« Lutter contre les marges extrêmes »

La baisse du coût du travail n’est pas la solution contre les délocalisations.

Thierry Brun  • 26 janvier 2012 abonné·es

L’économiste El Mouhoub Mouhoud, spécialiste d’économie internationale, donne d’autres pistes que l’augmentation de la TVA pour doper l’emploi.

Une TVA « sociale » est-elle efficace pour lutter contre les délocalisations ?

El Mouhoub Mouhoud : Si l’on voulait lutter contre les délocalisations, il faudrait d’abord lutter contre les comportements de marge des firmes qui délocalisent une large partie de leur production dans les pays à bas salaires et réimportent le produit final pour le vendre en France ou en Europe à des prix alignés sur les coûts de production français. Ce n’est pas le renchérissement d’un point de TVA qui les incitera à ne pas délocaliser, et encore moins à relocaliser. La marge est telle sur les produits haut de gamme que le renchérissement des prix par la TVA sera compensé par une légère diminution de ces marges extrêmes. Le seul perdant sera le consommateur.

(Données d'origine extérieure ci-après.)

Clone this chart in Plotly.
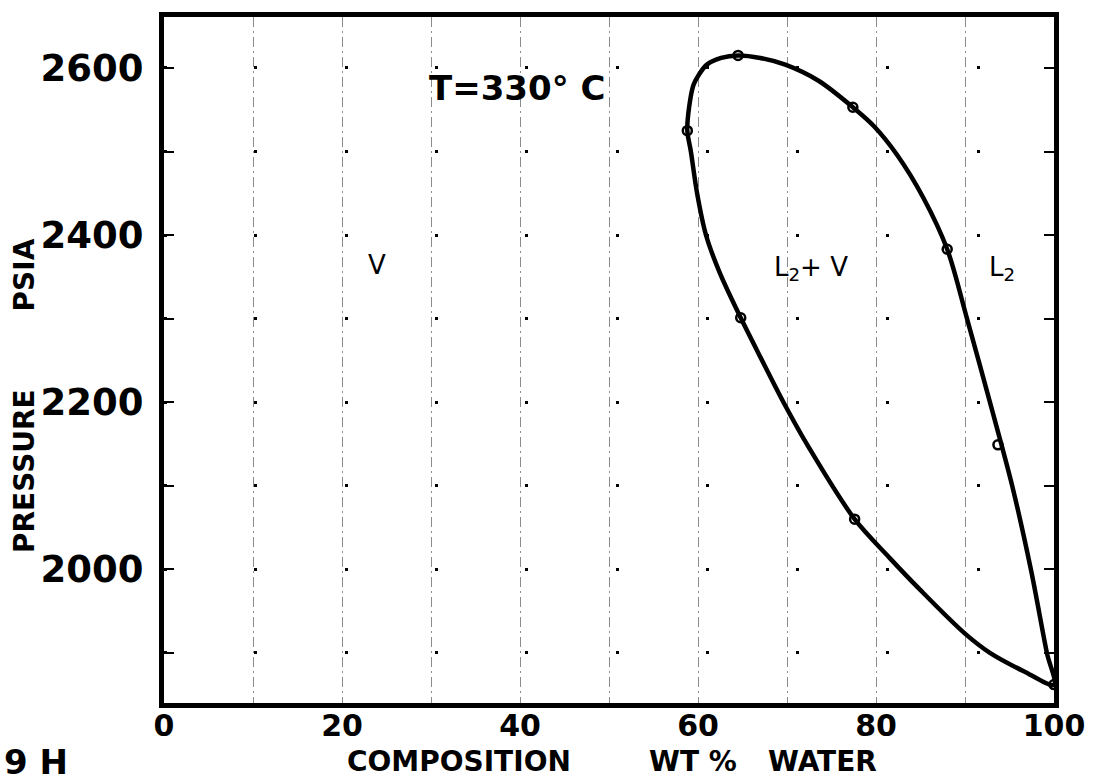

Le gouvernement la justifie au nom d’une baisse de coût du travail pour rendre les entreprises compétitives. Qu’en pensez-vous ?

L’efficacité des aides à la réduction des coûts du travail pour créer des emplois et freiner les délocalisations est très limitée. Elles ne peuvent combler l’écart de coûts salariaux entre la France et les pays à bas salaires. Ce débat a lieu actuellement aux États-Unis aussi. La conclusion de l’administration Obama est que, pour avoir une chance que la baisse de la fiscalité sur les entreprises se traduise par une récupération d’avantages comparatifs des entreprises américaines, il faut qu’elle atteigne un niveau important. Cela signifie que les ressources vont manquer pour assurer les dépenses publiques d’infrastructures, de transports, aider à la recherche et au développement, etc. Ce qui risque de se traduire par la dégradation de l’attractivité des territoires industriels… C’est donc plus compliqué qu’il n’y paraît.

Outre l’aide à l’innovation et à ­l’automatisation – qui pose d’ailleurs aussi des problèmes d’emplois –, il faut lutter contre les firmes qui maquillent leurs opérations de délocalisation par des politiques de marques agressives. Il faut une traçabilité précise des lieux de fabrication à toutes les étapes de production. Il faut remonter la chaîne de la production d’une entreprise donnée dans différents pays.

L’action des consommateurs pour dénoncer les comportements de marge et celle des pouvoirs publics pour les réglementer sont une piste qui aura des effets directs sur la délocalisation et les importations. Plus que les mesures d’incitation par la baisse des coûts du travail qui ont prouvé leur inefficacité depuis belle lurette.